Reconciling energy efficiency and comfort
Reducing the energy consumption of an office building does not automatically imply less comfort for the users.
The NuOffice in Munich is an office building and one of the showcases of the EU-funded project DIRECTION. The first building phase was completed in 2012, the second and third will be completed in 2014 and 2015. The Fraunhofer Institute for Building Physics IBP, one of the project partners, participated in the planning of the building and was responsible for developing an efficient energy concept. Here, Michael Krause, group manager Systems Engineering at the department for Energy Systems at IBP, tells youris.com why high-energy efficiency and comfort are not mutually exclusive.
What makes the Munich showcase building so different from any other such building in Europe?
In terms of sustainability, it is one of the best buildings in Europe with respect to the certification system. The building acquired the international Platinum LEED certificate. A unique feature is the heating concept we implemented. To achieve extremely low primary energy consumption we installed an absorption heat pump operated by district heating and ground water to provide heating in winter. For cooling in summer, the system only relies on ground water without using electrical chillers. Typical office buildings have a primary energy consumption of 100 to 150 kWh/(m²a). Our aim is to reach about 30 to 40 kWh/(m²a).
To what extend did you have to compromise on comfort to achieve higher energy efficiency?

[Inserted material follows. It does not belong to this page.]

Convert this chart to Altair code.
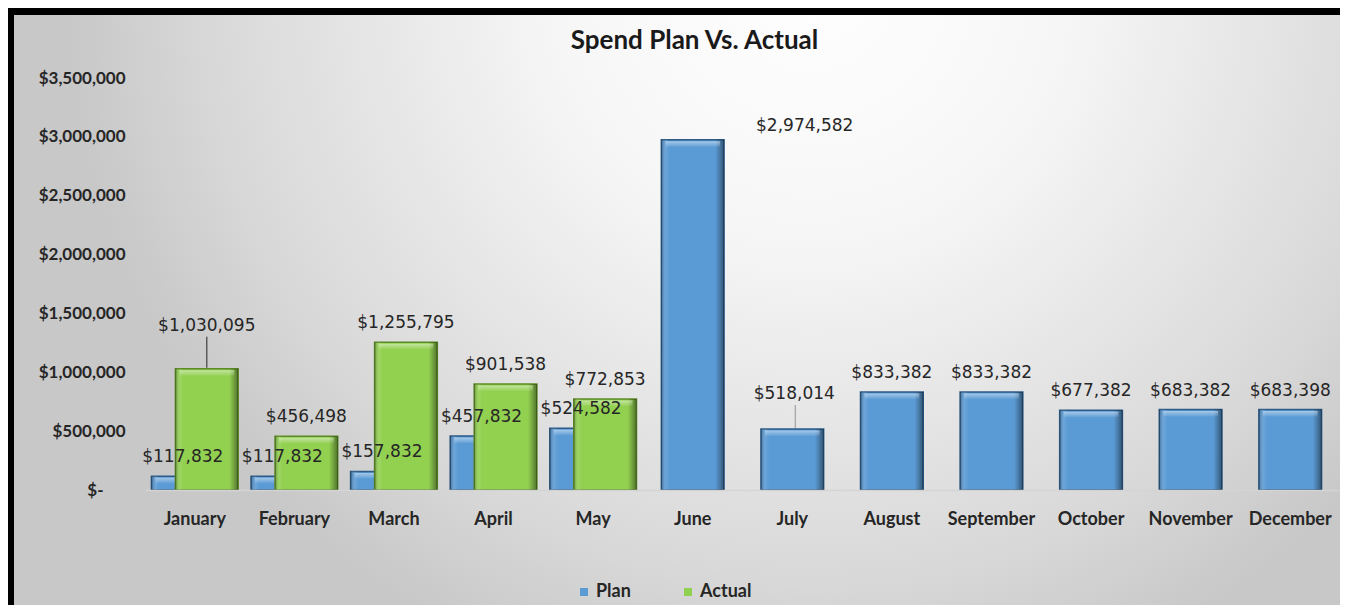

The NuOffice does not provide less comfort than a typical office building in Germany. However, there is no humidification in winter or dehumidification in summer. This may lead to some compromises in comfort. But in Germany, humidification is generally no longer carried out for office buildings because it requires very high-energy and sanitation input.
We did not install a large cooling unit, but simply cool the building efficiently with groundwater. We cannot exclude that, on a very hot day, this does not suffice. But we are quite confident that the system's power is large enough to deal with all kinds of weather conditions.
What are the technologies used that allow combining comfort and high-energy efficiency?
We installed a ventilation system with heat recovery. This ensures that the air temperature is never too warm or too cold. It also ensures complete and well-mixed ventilation of the room leading to an overall good air quality. We also have high comfort in the rooms because we heat and cool via surfaces. This leads to a very homogeneous room temperature.
Another feature is the external shading-system, which result in a good glare shield and protect the building from overheating. An additional innovative solution used for exposed parts of the building is electrochromatic glass. This new system shades the glass panels themselves in several steps as the intensity of the sun get stronger. Even when the system is turned on, it is still possible to look through the window.
Do you believe that future technology would still be able to enhance the energy efficiency?
There is always room for enhancement. Our concept was to achieve a compromise between affordability and energy efficiency. That sets the limits to insulation and glazing. People still wait for vacuum glazing to come on the market. These offer a higher thermal insulation standard.
Could the technologies and approach used in the NuOffice be replicated in residential homes?
The heating concept is not suited for single-family homes, because for very small installation, the system would be too complex and thus too expensive. But it can be used in the same way for several blocks of buildings. Also, electrochromatic glass will certainly be used in residential areas. It is an aesthetic shading system, but currently it is still more expensive than conventional blinds.
Would industrial buildings benefit from a similar approach?
Depending on the location, the same heating and ventilation system can be used for industrial buildings. But it is important to integrate the building's energy requirements, the interest of the investor and the local energy sources into a holistic concept. This is exactly what we did for the NuOffice and this can also be done for industrial buildings.
What are the brakes to higher rate of adoption of the type of technologies used in the NuOffice showcase buildings?
The heating concept is only feasible if you have district heating. Also, heating or cooling via surfaces only works if you determine beforehand that neither the need for heating nor the need for cooling is too high. If such a building were built in Southern Europe, you would have to ensure that the cooling requirements are as low as possible. For example, you would need a very good shading system.
How soon could we see these technologies more widely adopted?
In a year's time, when we have the first data available, the Fraunhofer IBP will present the energy efficiency to the public and transfer the concept to other projects. Non-research projects may also adopt the concept, not an exact replica, but certainly single aspects.